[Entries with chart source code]
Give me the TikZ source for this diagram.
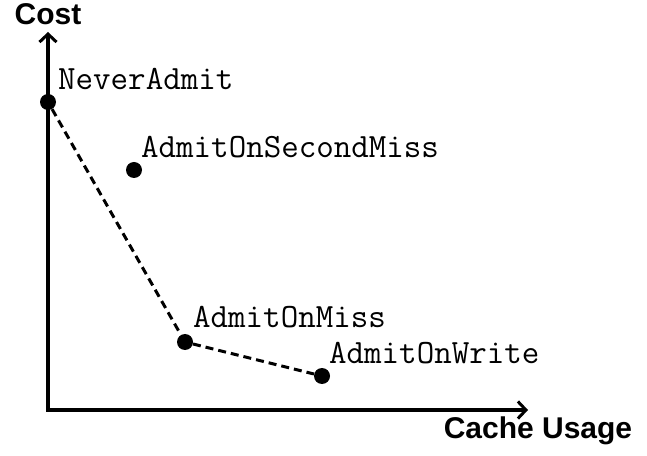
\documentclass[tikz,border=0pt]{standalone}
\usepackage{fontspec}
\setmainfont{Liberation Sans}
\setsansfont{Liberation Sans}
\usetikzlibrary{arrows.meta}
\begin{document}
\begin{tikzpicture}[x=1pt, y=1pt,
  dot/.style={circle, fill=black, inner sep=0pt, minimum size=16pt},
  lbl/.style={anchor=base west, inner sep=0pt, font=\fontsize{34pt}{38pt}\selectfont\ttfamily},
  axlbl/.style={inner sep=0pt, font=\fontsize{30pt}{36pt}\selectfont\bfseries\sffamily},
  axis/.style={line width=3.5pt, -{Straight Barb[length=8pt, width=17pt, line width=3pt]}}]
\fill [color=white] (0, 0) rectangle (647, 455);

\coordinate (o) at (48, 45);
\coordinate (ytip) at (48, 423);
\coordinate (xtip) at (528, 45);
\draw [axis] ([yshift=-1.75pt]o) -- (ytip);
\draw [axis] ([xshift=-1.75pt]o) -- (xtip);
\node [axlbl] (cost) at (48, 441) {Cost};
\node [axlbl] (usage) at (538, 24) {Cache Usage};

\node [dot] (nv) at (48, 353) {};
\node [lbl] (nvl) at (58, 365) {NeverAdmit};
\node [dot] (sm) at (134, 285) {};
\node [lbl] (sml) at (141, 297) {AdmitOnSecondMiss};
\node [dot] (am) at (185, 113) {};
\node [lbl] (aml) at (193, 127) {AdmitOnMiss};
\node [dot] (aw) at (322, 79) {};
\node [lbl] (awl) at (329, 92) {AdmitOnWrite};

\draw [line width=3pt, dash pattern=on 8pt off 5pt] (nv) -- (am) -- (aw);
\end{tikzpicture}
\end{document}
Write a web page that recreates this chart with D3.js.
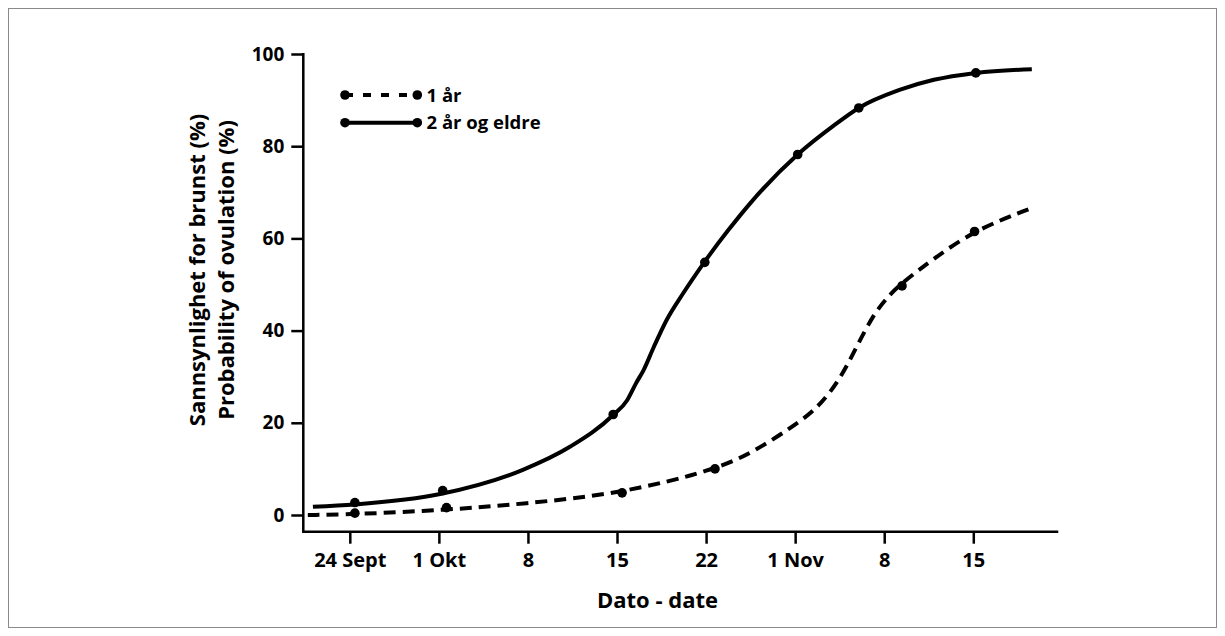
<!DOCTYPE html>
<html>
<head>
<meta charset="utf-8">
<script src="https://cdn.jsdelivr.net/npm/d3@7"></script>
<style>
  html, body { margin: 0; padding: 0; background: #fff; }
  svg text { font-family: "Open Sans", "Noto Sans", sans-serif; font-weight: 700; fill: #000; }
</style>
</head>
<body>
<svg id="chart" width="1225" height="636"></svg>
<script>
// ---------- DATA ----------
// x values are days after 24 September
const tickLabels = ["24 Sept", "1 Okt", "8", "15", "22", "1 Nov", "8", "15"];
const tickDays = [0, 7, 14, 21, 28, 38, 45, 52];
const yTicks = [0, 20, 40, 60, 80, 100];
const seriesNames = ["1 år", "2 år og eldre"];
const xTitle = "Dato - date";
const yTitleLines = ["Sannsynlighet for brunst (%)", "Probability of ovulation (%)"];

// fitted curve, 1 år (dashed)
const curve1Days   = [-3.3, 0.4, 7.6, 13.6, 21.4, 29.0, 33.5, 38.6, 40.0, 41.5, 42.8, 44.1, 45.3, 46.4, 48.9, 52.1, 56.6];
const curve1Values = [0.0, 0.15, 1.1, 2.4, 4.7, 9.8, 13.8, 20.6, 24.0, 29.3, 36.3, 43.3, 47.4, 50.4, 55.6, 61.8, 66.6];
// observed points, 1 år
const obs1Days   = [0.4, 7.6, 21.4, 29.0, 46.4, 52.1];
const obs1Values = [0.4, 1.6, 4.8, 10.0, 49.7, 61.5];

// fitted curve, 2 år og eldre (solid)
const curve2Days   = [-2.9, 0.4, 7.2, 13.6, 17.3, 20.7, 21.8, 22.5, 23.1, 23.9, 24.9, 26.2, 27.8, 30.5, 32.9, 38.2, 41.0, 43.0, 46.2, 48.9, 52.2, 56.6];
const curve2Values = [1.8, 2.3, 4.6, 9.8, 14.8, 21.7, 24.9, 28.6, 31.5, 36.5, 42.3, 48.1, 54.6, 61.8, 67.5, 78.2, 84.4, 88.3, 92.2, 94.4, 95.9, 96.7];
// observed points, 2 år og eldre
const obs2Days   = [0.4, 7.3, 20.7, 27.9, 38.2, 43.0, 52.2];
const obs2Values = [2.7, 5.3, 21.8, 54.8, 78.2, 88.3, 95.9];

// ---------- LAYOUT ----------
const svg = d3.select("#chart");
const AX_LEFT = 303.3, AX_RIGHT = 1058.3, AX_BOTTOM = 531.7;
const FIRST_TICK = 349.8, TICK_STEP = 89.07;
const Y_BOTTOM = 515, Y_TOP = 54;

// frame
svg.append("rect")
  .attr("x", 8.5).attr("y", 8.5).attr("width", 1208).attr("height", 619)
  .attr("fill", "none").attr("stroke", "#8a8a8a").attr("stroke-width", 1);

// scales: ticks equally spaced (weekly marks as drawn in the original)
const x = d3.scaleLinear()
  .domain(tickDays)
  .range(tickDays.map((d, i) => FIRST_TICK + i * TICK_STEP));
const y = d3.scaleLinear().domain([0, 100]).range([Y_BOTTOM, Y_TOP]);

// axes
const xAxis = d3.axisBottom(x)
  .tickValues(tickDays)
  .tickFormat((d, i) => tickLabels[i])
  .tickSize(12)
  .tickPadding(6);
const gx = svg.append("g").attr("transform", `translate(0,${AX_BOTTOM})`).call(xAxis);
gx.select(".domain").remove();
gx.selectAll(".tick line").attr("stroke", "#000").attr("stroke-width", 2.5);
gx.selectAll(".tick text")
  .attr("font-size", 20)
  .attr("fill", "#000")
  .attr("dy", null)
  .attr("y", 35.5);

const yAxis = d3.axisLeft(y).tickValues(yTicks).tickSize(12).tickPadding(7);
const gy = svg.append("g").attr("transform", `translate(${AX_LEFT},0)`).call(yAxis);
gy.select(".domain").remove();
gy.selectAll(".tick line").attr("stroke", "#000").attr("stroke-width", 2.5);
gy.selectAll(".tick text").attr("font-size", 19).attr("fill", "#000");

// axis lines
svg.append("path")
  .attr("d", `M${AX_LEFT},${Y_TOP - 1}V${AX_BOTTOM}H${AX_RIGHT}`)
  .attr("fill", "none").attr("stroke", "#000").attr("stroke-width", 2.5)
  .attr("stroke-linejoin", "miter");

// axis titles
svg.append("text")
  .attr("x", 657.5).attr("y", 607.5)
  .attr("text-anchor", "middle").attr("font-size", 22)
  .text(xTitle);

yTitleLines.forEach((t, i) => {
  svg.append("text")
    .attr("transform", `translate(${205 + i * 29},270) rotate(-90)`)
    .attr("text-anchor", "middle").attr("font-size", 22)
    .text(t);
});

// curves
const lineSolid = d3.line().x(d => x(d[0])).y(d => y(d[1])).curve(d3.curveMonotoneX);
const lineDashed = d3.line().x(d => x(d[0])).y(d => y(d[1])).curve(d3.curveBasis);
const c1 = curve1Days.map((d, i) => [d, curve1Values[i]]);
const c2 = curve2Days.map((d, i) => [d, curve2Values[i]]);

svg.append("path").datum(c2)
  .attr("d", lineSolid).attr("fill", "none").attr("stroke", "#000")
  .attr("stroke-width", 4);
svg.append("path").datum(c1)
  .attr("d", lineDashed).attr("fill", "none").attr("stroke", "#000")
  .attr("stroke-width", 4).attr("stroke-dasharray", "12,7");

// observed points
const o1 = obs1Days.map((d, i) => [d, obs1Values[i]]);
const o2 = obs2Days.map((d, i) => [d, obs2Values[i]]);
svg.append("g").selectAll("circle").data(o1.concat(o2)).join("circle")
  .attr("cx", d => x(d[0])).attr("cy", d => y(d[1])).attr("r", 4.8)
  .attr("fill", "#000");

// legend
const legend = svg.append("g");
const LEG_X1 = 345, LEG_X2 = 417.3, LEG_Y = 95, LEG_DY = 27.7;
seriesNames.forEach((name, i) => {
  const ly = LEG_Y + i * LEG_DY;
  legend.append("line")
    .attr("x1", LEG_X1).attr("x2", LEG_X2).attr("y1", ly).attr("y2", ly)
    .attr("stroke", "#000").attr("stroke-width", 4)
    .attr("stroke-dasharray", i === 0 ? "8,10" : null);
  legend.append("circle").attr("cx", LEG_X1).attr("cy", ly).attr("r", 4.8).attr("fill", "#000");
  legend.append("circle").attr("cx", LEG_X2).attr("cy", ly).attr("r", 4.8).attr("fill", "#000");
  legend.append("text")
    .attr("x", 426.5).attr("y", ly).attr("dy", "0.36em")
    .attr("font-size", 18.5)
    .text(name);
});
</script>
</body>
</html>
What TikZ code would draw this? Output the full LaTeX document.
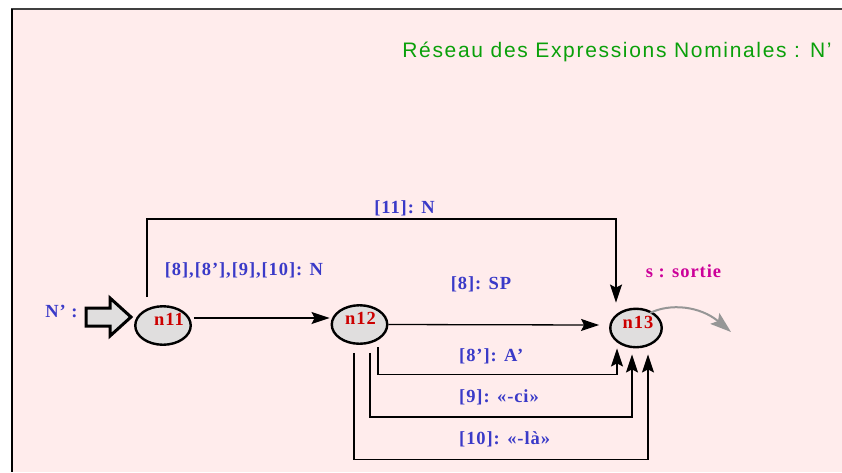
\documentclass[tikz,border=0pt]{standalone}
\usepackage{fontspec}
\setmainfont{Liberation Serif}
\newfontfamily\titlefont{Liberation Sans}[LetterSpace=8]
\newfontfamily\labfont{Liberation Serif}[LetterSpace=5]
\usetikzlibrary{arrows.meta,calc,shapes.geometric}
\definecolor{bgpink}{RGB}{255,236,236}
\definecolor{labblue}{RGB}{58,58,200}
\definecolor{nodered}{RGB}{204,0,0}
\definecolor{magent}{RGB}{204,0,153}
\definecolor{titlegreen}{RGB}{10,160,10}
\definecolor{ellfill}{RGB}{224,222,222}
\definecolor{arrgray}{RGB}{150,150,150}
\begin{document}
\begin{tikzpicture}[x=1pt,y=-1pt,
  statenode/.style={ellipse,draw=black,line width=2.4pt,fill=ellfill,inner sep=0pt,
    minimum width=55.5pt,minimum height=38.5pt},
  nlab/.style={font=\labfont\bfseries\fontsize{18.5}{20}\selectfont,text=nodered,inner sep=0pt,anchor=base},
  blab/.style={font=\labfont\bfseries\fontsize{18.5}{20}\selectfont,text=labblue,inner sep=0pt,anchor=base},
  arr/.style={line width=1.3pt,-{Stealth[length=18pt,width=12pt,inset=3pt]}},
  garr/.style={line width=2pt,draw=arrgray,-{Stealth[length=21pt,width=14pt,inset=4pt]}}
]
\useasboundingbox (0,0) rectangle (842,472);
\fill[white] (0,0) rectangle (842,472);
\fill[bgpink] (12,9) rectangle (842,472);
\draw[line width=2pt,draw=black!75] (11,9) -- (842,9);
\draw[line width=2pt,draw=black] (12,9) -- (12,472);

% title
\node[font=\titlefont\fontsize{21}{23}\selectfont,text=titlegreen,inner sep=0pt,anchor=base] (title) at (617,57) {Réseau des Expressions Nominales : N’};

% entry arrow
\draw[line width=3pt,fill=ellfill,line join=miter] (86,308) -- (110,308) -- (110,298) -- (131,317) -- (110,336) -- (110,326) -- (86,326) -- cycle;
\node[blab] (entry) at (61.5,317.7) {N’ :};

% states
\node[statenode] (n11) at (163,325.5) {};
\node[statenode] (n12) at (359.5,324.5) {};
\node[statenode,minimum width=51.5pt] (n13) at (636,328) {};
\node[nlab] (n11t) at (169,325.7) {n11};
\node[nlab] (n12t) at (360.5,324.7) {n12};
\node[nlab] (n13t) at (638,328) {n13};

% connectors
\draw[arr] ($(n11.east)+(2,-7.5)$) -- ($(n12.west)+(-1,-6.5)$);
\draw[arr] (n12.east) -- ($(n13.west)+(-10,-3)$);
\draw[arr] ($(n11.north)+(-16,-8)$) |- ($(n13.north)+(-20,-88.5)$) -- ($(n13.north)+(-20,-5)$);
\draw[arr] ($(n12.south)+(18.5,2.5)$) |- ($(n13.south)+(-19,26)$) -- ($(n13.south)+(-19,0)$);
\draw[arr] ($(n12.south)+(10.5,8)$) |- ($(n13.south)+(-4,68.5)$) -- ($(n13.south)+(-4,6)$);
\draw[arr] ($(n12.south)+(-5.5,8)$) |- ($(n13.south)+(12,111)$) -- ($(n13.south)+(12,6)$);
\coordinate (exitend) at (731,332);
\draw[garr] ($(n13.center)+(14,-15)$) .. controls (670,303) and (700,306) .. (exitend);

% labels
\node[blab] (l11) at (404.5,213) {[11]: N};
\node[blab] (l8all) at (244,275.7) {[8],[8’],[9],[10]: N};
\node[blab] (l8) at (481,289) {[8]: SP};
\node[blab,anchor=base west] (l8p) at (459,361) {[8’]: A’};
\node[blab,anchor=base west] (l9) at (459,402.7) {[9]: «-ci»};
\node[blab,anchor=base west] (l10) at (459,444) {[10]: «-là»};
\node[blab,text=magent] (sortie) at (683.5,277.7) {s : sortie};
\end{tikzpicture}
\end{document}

PROBLEM STATEMENT —
Leave out the pictures and restate, word for word, the lines from the top of the data through the line containing "[axlbl] (usage) at", both included.

RESPONSE FOR THIS EXERCISE —
Give me the TikZ source for this diagram.
\documentclass[tikz,border=0pt]{standalone}
\usepackage{fontspec}
\setmainfont{Liberation Sans}
\setsansfont{Liberation Sans}
\usetikzlibrary{arrows.meta}
\begin{document}
\begin{tikzpicture}[x=1pt, y=1pt,
  dot/.style={circle, fill=black, inner sep=0pt, minimum size=16pt},
  lbl/.style={anchor=base west, inner sep=0pt, font=\fontsize{34pt}{38pt}\selectfont\ttfamily},
  axlbl/.style={inner sep=0pt, font=\fontsize{30pt}{36pt}\selectfont\bfseries\sffamily},
  axis/.style={line width=3.5pt, -{Straight Barb[length=8pt, width=17pt, line width=3pt]}}]
\fill [color=white] (0, 0) rectangle (647, 455);

\coordinate (o) at (48, 45);
\coordinate (ytip) at (48, 423);
\coordinate (xtip) at (528, 45);
\draw [axis] ([yshift=-1.75pt]o) -- (ytip);
\draw [axis] ([xshift=-1.75pt]o) -- (xtip);
\node [axlbl] (cost) at (48, 441) {Cost};
\node [axlbl] (usage) at (538, 24) {Cache Usage};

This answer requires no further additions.